Money is a funny thing in Hollywood movies. Popular films are designed to make lots of money, not to explain prudent financial ideals to viewers. Some good ones, like The Big Short, offer a pretty accurate glimpse into financial realities. Others stick to pure fantasy. (Despite the big-money stakes, I don’t think anyone learned any sound financial planning strategies from Now You See Me 2, which was in theatres this summer and came out on DVD this month).
But even in the silliest Hollywood caper, some sound financial lessons can still sneak through – though they’re not always obvious.
When finance is your life, great stories about money are especially fascinating. It’s important to remember, of course, that movies are entertainment, not financial advice. Gordon Gekko isn’t a real person, and the SEC has been the least of Charlie Sheen’s legal concerns.
But, you could do a lot worse than follow a tip or two embedded in some of the best, most re-watchable financial movies of all time:
1. ‘Wall Street’: Greed isn’t always good
Let’s start with one of my favourites. In Oliver Stone’s Wall Street, Michael Douglas plays Gordon Gekko as the ultimate corporate raider, becoming a classic Reagan-era anti-hero in the process. In the film’s story, Gekko’s unmitigated greed catches up to him, but the real lesson is the one learned by Charlie Sheen’s character, Bud Fox. Fox spends money he doesn’t have on the big apartment, expensive dinners and fancy art to emulate Gekko. Yet his entry-level stockbroker job can’t sustain that kind of spending spree. Fox resorts to using insider trading to pay his bills, even betraying his own father in the process. And, for what? A nicer suit?
Lesson: A little greed can keep us motivated to succeed – everyone likes the perks that come with a fat wallet. But making the acquisition of money the sole reason to wake up in the morning is an act of self-sabotage.
2. ‘The Money Pit’: Don’t make acquisitions based on emotion
Tom Hanks’ and Shelley Long’s characters in The Money Pit think they’ve found the house of their dreams: They fall in love with the seller and rush into a purchase without doing their due diligence. Needless to say, it costs them – in hilarious fashion. Before long, the extensive repairs the house needs swallow all their assets whole. It’s a funny story, but sadly one that’s too true for many home-buyers.
Lesson: Always do your research and budget calculations before jumping into any big purchase. It saves a lot of regret.
3. ‘Glengarry Glen Ross’: High-pressure tactics damage both salespeople and customers
Alec Baldwin’s “Always Be Closing” speech never fails to get the blood pumping through any salesperson worth his or her salt, but Glengarry Glen Ross is ultimately the tale of high-pressure sales tactics wrecking lives on both sides of the transaction. The pressure to succeed against all odds turns the film’s sales staff into desperate men: Lying, participating in infighting, even stealing to keep their jobs.
Lesson: No job is worth compromising your dignity and integrity for “success.” By the time the movie’s characters have learned this lesson the hard way, it’s too late to recover.
4. ‘The Wolf of Wall Street’: Instant gratification is no long-term solution
Leonardo DiCaprio’s character in The Wolf of Wall Street, Jordan Belfort, is a master at selling junk stocks to clients for big commission checks.
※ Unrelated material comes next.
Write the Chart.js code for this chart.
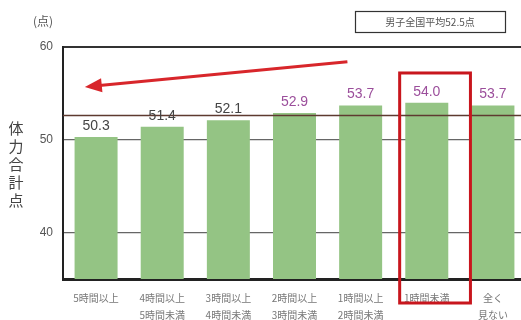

He “earns” millions by appealing to people’s greed, enriching himself and leaving his clients busted. In real life, Belfort was eventually brought down by his lies and illegal tactics, but there is a new Jordan Belfort born every minute, hoping to make you into a sucker.
Lesson: When making an investment, you can’t listen only to the things you want to hear. Challenge the people trying to sell you. Seek out advice from experts, not salespeople. If an opportunity sounds too good to be true, trust your instincts.
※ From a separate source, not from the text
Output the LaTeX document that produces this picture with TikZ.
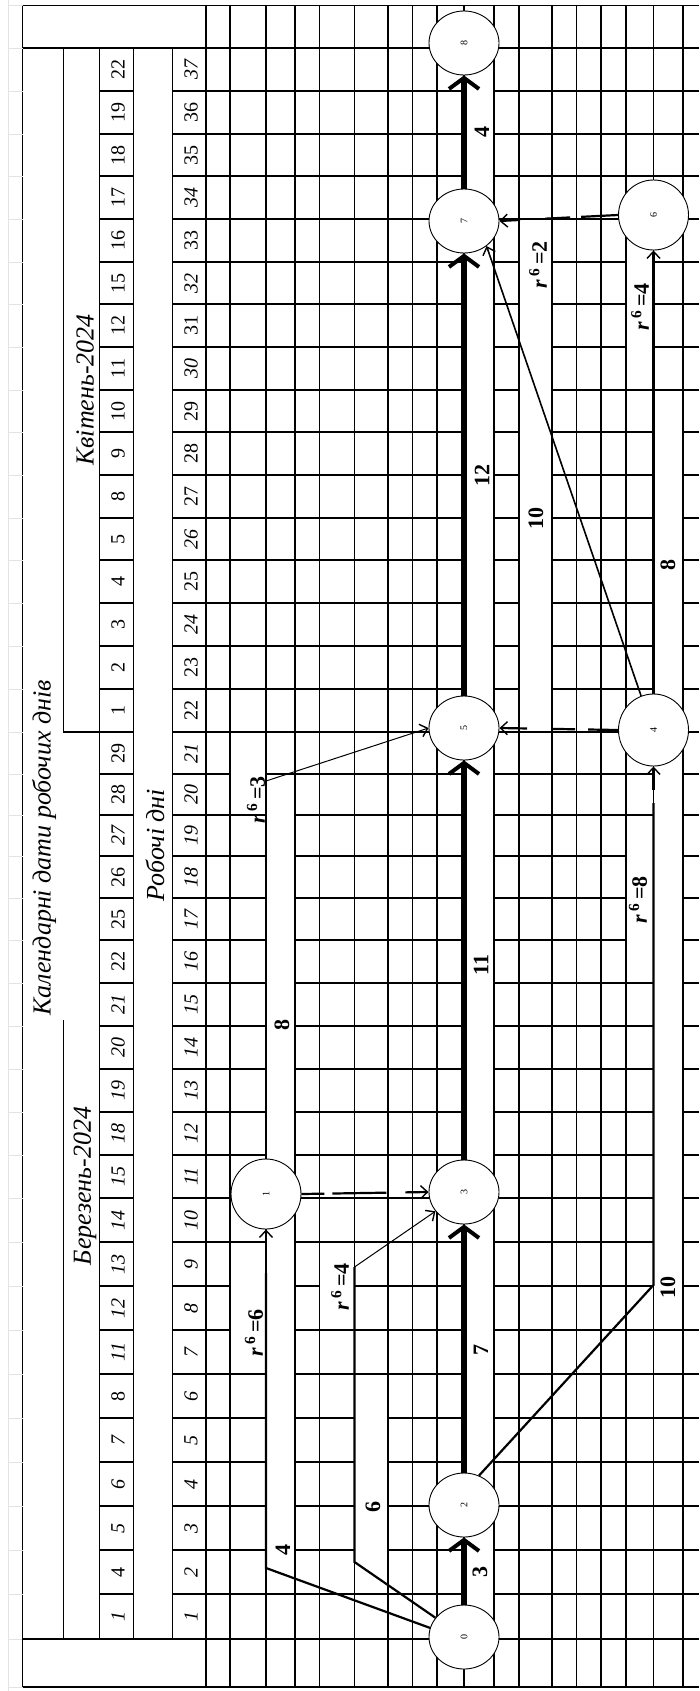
\documentclass[tikz,border=0pt]{standalone}
\usepackage{fontspec}
\setmainfont{Liberation Serif}
\usepackage{graphicx}
\usetikzlibrary{arrows.meta,positioning,shapes.geometric}

\newcommand{\rf}[1]{{\itshape r}\,\textsuperscript{6}\,=#1}

\begin{document}
\begin{tikzpicture}[
  x=1pt,y=-1pt,
  grid/.style={line width=1.3pt},
  faint/.style={line width=0.8pt,gray!22},
  num/.style={rotate=90,inner sep=0pt,font=\fontsize{20}{22}\selectfont},
  head/.style={rotate=90,inner sep=0pt,font=\fontsize{26}{28}\selectfont\itshape},
  lbl/.style={rotate=90,inner sep=0pt,font=\fontsize{22}{24}\selectfont\bfseries},
  ev/.style={ellipse,draw,fill=white,line width=0.9pt,minimum width=70pt,minimum height=64pt,inner sep=0pt,font=\fontsize{10}{10}\selectfont},
  crit/.style={line width=6pt,-{Straight Barb[length=11pt,width=30pt,line width=4pt]}},
  act/.style={line width=2.2pt},
  tip/.style={-{Straight Barb[length=7pt,width=13pt,line width=1.4pt]}},
  dsh/.style={line width=2.2pt,dash pattern=on 30pt off 13pt on 24pt off 24pt,tip},
]
\useasboundingbox (0,0) rectangle (699,1691);

% sheet lines outside the table
\draw[faint] (8.3,0) -- (8.3,1691);
\foreach \yy in {5.7,1639,1687} \draw[faint] (8.3,\yy) -- (22.7,\yy);

% frame and header
\draw[grid] (22.7,5.7) -- (699,5.7) (22.7,1687) -- (699,1687) (22.7,5.7) -- (22.7,1687);
\draw[grid] (22.7,48) -- (699,48) (22.7,1639) -- (699,1639);
\foreach \xx in {99.3,133.3,172.7} \draw[grid] (\xx,48) -- (\xx,1639);
\draw[grid] (63.3,48) -- (63.3,732) -- (99.3,732) (63.3,1020) -- (63.3,1639);
\foreach \xx in {206,230,266,295,319.5,354.5,388,412.5,437,464,494,519,552,576.5,601,626,653.5,683}
  \draw[grid] (\xx,5.7) -- (\xx,1687);

% days: calendar date / working day
\foreach \yy/\dc/\dw [count=\k, remember=\yy as \yp (initially 1639)] in {
  1594/\textit{1}/\textit{1}, 1550/4/\textit{2}, 1506/\textit{5}/\textit{3},
  1462/\textit{6}/\textit{4}, 1418/\textit{7}/\textit{5}, 1374/8/\textit{6},
  1330/\textit{11}/\textit{7}, 1286/\textit{12}/\textit{8}, 1242/\textit{13}/\textit{9},
  1198/\textit{14}/\textit{10}, 1155/\textit{15}/\textit{11}, 1112/\textit{18}/\textit{12},
  1069/\textit{19}/\textit{13}, 1026/\textit{20}/\textit{14}, 983/\textit{21}/\textit{15},
  940/22/\textit{16}, 898/25/\textit{17}, 856/26/\textit{18}, 815/\textit{27}/\textit{19},
  774/28/\textit{20}, 732/29/\textit{21}, 689/1/22, 646/2/23, 603/3/\textit{24},
  560/4/25, 518/5/\textit{26}, 475/8/27, 432/9/28, 390/10/29, 347/11/\textit{30},
  304/12/31, 262/15/\textit{32}, 219/16/33, 176/17/\textit{34}, 134/18/35,
  91/19/36, 48/22/\textit{37}}
{
  \draw[faint] (8.3,\yy) -- (22.7,\yy);
  \draw[grid] (99.3,\yy) -- (133.3,\yy) (172.7,\yy) -- (699,\yy);
  \node[num] (cal\k) at (118,{(\yy+\yp)/2}) {\dc};
  \node[num] (day\k) at (191,{(\yy+\yp)/2}) {\dw};
}

\node[head] (ttl) at (44,848) {Календарні дати робочих днів};
\node[head] (mar) at (85,1186) {Березень-2024};
\node[head] (apr) at (85,390) {Квітень-2024};
\node[head] (rob) at (155,845) {Робочі дні};

% white label strips
\foreach \xa/\xb/\ya/\yb in {464/494/48/1639, 266/295/1198/1570, 266/295/774/1198,
  230/266/1242/1374, 230/266/732/815, 354.5/388/1374/1562, 319.5/354.5/1242/1330,
  653.5/683/766/1330, 626/653.5/815/983, 653.5/683/390/695, 626/653.5/219/390,
  519/552/219/732}
  \fill[white] (\xa+0.8,\ya+0.8) rectangle (\xb-0.8,\yb-0.8);

% events
\node[ev] (n0) at (464,1637) {\rotatebox{90}{0}};
\node[ev] (n2) at (464,1505) {\rotatebox{90}{2}};
\node[ev,minimum height=70pt] (n1) at (266,1194) {\rotatebox{90}{1}};
\node[ev] (n3) at (464,1192) {\rotatebox{90}{3}};
\node[ev] (n5) at (464,728) {\rotatebox{90}{5}};
\node[ev,minimum height=72pt] (n4) at (653.5,730) {\rotatebox{90}{4}};
\node[ev,minimum height=70pt] (n6) at (653.5,215) {\rotatebox{90}{6}};
\node[ev] (n7) at (464,221) {\rotatebox{90}{7}};
\node[ev] (n8) at (464,43) {\rotatebox{90}{8}};

% critical path
\draw[crit] (n0) -- (n2);
\draw[crit] (n2) -- (n3);
\draw[crit] (n3) -- (n5);
\draw[crit] (n5) -- (n7);
\draw[crit] (n7) -- (n8);

% other works
\coordinate (k01) at (266,1568);
\coordinate (e01) at (266,1273);
\coordinate (d01) at (266,1266);
\draw[act] (n0.165) -- (k01) -- (e01);
\draw[act,tip,dash pattern=on 14pt off 12pt] (d01) -- (n1.south);

\coordinate (k03) at (354.5,1562);
\coordinate (e03) at (354.5,1267);
\draw[act] (n0.146) -- (k03) -- (e03);
\draw[line width=1pt,tip] (e03) -- (n3.-146);

\draw[dsh,dash pattern=on 23pt off 8pt on 54pt off 19pt] (n1.east) -- (n3.west);

\coordinate (e15) at (266,781);
\draw[act] (n1.north) -- (e15);
\draw[line width=1pt,tip] (e15) -- (n5.west);

\coordinate (k24) at (653.5,1285);
\coordinate (e24) at (653.5,803);
\coordinate (d24) at (653.5,790);
\draw[act] (n2.63) -- (k24) -- (e24);
\draw[act,tip] (d24) -- (n4.south);

\draw[dsh] (n4.west) -- (n5.east);
\draw[act,tip] (n4.north) -- (n6.south);
\draw[line width=1.6pt,tip] (n4.110) -- (n7.-48);
\draw[dsh,dash pattern=on 37pt off 11pt on 25pt off 25pt] (n6.west) -- (n7.east);

% durations and free floats
\node[lbl] (w02) at (480,1572) {3};
\node[lbl] (w23) at (481,1350) {7};
\node[lbl] (w35) at (481,965) {11};
\node[lbl] (w57) at (482,475) {12};
\node[lbl] (w78) at (482,132) {4};
\node[lbl] (w01) at (283,1550) {4};
\node[lbl] (r01) at (254,1333) {\rf{6}};
\node[lbl] (w15) at (282,1025) {8};
\node[lbl] (r15) at (256,800) {\rf{3}};
\node[lbl] (w03) at (373,1507) {6};
\node[lbl] (r03) at (340,1287) {\rf{4}};
\node[lbl] (w24) at (668,1287) {10};
\node[lbl] (r24) at (638,900) {\rf{8}};
\node[lbl] (w47) at (536,518) {10};
\node[lbl] (w46) at (668,565) {8};
\node[lbl] (r46) at (640,307) {\rf{4}};
\node[lbl] (r67) at (538,265) {\rf{2}};
\end{tikzpicture}
\end{document}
5. ‘The Social Network’: Safeguard your bankable ideas
Every entrepreneur dreams of hitting upon a billion-dollar idea before anyone else. Few of us do, of course, and when we do, it’s crucial to take the necessary steps to protect that idea. That was the message many of us walked away with from The Social Network, a great movie about the rise of Facebook.
The Winklevoss Twins had an incredible idea for a social networking site before such a thing even had a name. They brought Mark Zuckerberg in to help, but they never gave him a formal employment contract or specified any terms regarding intellectual property ownership or non-competition.
Lesson: Zuckerberg ran away with their idea and made a mint, while the Winklevosses scrambled to sue for a fraction of Facebook’s value. Had they been older and more experienced, perhaps they’d have known how to protect their intellectual property.
6. ‘The Big Short’: When you’re right, stick to your guns
If The Big Short taught us anything, it’s that when you’re right, you have to have a little faith and stay the course. All of the protagonists in the movie, from Steve Carrell’s jaded banker to Christian Bale’s eccentric fund manager, were told over and over again that they were wrong – that the U.S. housing market couldn’t crash. No one believed them, but they evaluated the evidence and stuck to their guns because they could see what no one else wanted to. They were vindicated in the end – some of the few who didn’t take a huge hit in the financial crash of 2008.
Lesson: To avoid ruin as they did, first, make sure you’re right. Then refuse to be convinced otherwise.
This article was originally posted here on Entrepreneur.com.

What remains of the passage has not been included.